Prime Minister Boris Johnson has today (October 12) announced a new three tier lockdown system and confirmed that Nottinghamshire as a whole will be put under Tier 2 – which means ‘high alert’.
The plans were confirmed earlier this afternoon and you can read the full story here
We look at what the impact will be for people in Gedling borough when the new rules come into force on Wednesday (14)…
So what are the rules under Tier 2 – and how will they affect people across Gedling borough?
Tier two refers to an area being on ‘high’ alert. Nottinghamshire will now face a ban on households mixing indoors, but pubs and restaurants will still remain open for business.
Those living in a Tier 2 area can still see others outside their household at an outdoor setting, such as a private garden or the park.
All outdoor meetings must also follow the existing Rule of Six limits.
Tier one restrictions, like the 10pm pub curfew, will also remain in place.
Residents in a Tier 2 areas will be advised not to undertake non-essential travel, but there will be no official travel ban. The designation of an area as being on very high alert will be reviewed every four weeks.
Places of worship will stay open even with the harshest restrictions and there are no plans to close schools in any of the tiers.
Regulations are being laid today by the Government and will be voted on tomorrow by MPs before coming into force on Wednesday.
The Government Covid 19 app will show what local alert level applies to each area along with a postcode checker on the gov.uk website. This will contain updated guidance what these levels mean, especially for those who are vulnerable.
The Government is expected to give further details over the coming days about what the new restrictions mean and any new laws which may need to be implemented as a result. The restrictions will come into force by Wednesday this week.
How are social bubbles affected by Tier 2 regulations?
In tier two areas, social mixing between households is prohibited indoors, but those in support bubbles can continue to mix in private homes and in indoor venues such as pubs and restaurants. Childcare bubbles can also continue.
However, the Rule of Six means that people can still meet in groups of up to six people outside such as in private gardens and public places.

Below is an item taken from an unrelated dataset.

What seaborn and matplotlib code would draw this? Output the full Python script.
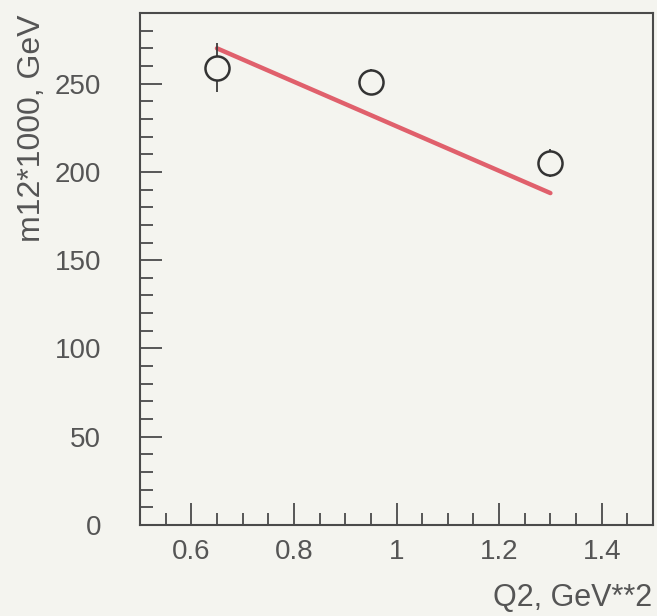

Police and health chief comment on new restrictions
Jonathan Gribbin, Director of Public Health for Nottinghamshire County Council, said: “Positive Covid-19 cases are increasing across the entire county in some areas the increase is steep. To slow the spread and prevent the need for stricter measures, we must only mix indoors within our own household (or support bubble) and we all have to observe the rules on hands, face, and space.
“If you get symptoms you need to isolate and take a test. And people need to keep on following the guidance to stay safe and protect lives. Key to this is making sure you stay two metres apart, wear masks where applicable and wash hands regularly. Hands, face, space. It could not be any clearer.
“Only by doing this can we turn the tide on these escalating numbers, prevent the vulnerable becoming ill, and stop the numbers of hospital admissions rising. This is a responsibility for every one of us.”
Nottinghamshire Police Chief Constable Craig Guildford, Chair of the Nottingham and Nottinghamshire Local Resilience Forum, added: “As a partnership we have worked tirelessly across both the city and county to meet the challenges presented by Covid-19.
“We will continue to work together in ensuring people are heeding the advice, obeying the rules and helping each other. It is imperative that we all do this to keep this virus under control and to prevent unnecessary deaths. Where people continue to flout these rules we will not hesitate to fine people and take any other necessary action.
“As a police force we will be working with the Home Office and the National Police Chiefs’ Council to manage any further regulations should any be implemented.”